Some I speak to seem to have a "I was raised and then I reached the age of reason" story. In my case, and in the words of a favourite song, I started out with nothing, still got most of it left.
Anyway I quite like this life business, as do most that experience it, and like it to be the best it can be for me. Praying and religious morality then seemed far less effective than trying to understand how the world works and the rather less contradictory and easier to understand morality of the modern world. Worse still was the controlling bent that many religions seem to go in for. To finish it off I learned something of psychology, economics and general argumentation and it seemed the religions that survived employed suspect methods or were artefacts of all three -- for economics a classic one is noted as those religions with many gods split their population and thus are primed to be overtaken with those with a singular god and a singular mission and singular set of overheads.

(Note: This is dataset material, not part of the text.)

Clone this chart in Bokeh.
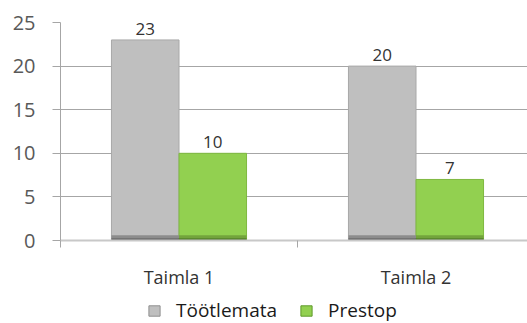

Extremism, and possibly fundamentalism as they tend to go hand in hand, is a major problem but I would not say it is the major problem. The low level moralistic undercurrent a lot of Christians and recovering Christians (same for many other religions, though the effects and approaches vary somewhat) exhibit and its effects on raising kids. This guy (
https://www.youtube.com/user/TheraminTrees/videos ) does lots of stuff I would +1 here -- raising kids to believe, the nature of gods if they are supposed to be all loving, all knowing and all powerful, the creation of less than sceptical mindsets (it is often noted that father christmas/santa claus is kind of god lite, I notice similar things for other aspects).